- [What is asked]: Print exactly what lies from the line with "Convert this chart to matplotlib code." down to the line with "yticks = [0, 100, 200, 300, 400, 500, 600]", counting both of those lines, but not the pictures.

- [Data shown]:
|---|

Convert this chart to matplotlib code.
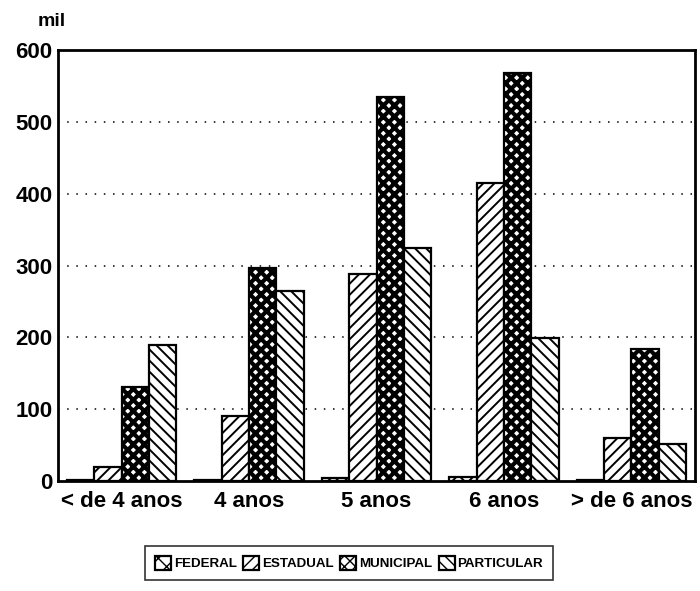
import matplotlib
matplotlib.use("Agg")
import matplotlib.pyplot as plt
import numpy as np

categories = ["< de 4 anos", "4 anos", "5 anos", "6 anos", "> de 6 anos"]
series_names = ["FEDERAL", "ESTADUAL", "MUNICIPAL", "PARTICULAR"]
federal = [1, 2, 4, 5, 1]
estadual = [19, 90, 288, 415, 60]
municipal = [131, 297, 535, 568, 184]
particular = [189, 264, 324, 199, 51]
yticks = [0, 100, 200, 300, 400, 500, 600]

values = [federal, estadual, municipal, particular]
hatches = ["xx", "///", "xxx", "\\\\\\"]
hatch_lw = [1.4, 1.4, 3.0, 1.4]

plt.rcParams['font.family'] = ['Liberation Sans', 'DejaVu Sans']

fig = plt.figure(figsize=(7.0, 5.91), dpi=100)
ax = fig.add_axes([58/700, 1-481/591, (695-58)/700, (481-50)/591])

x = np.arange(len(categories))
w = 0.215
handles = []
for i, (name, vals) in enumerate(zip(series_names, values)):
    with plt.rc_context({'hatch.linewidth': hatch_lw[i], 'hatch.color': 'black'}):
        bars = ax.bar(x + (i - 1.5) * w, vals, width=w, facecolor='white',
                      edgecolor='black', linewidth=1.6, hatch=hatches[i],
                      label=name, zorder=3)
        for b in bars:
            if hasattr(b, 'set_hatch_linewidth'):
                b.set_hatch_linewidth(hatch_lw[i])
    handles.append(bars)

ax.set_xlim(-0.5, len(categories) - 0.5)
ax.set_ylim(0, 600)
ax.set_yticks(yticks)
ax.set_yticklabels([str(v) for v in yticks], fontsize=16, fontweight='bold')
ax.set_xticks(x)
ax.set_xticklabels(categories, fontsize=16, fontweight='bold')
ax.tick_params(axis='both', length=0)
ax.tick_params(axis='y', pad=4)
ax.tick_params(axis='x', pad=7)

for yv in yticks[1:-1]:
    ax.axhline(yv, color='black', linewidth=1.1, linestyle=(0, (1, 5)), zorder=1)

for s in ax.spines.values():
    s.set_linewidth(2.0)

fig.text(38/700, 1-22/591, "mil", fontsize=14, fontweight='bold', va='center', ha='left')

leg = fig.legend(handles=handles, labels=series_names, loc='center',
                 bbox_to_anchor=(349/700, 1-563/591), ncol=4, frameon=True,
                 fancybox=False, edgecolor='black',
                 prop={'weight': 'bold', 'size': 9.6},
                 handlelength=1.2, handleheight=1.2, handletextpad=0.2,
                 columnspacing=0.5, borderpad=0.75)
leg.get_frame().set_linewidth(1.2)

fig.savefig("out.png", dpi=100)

|---|

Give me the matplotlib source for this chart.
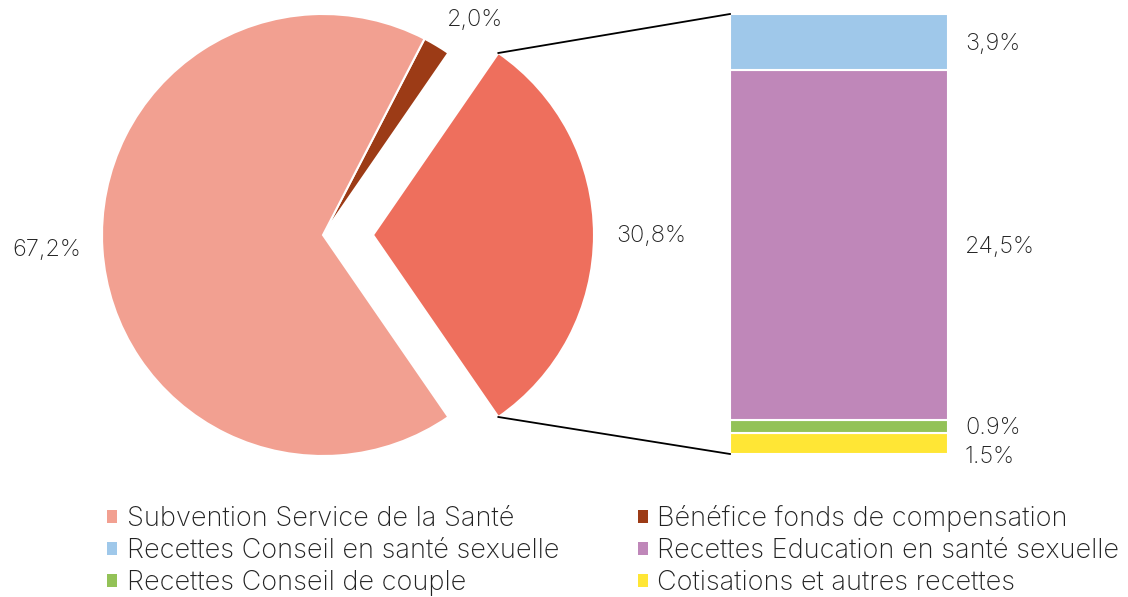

|---|

- [Answer for the task]:
Convert this chart to matplotlib code.
import matplotlib
matplotlib.use("Agg")
import matplotlib.pyplot as plt
import numpy as np

categories = ["< de 4 anos", "4 anos", "5 anos", "6 anos", "> de 6 anos"]
series_names = ["FEDERAL", "ESTADUAL", "MUNICIPAL", "PARTICULAR"]
federal = [1, 2, 4, 5, 1]
estadual = [19, 90, 288, 415, 60]
municipal = [131, 297, 535, 568, 184]
particular = [189, 264, 324, 199, 51]
yticks = [0, 100, 200, 300, 400, 500, 600]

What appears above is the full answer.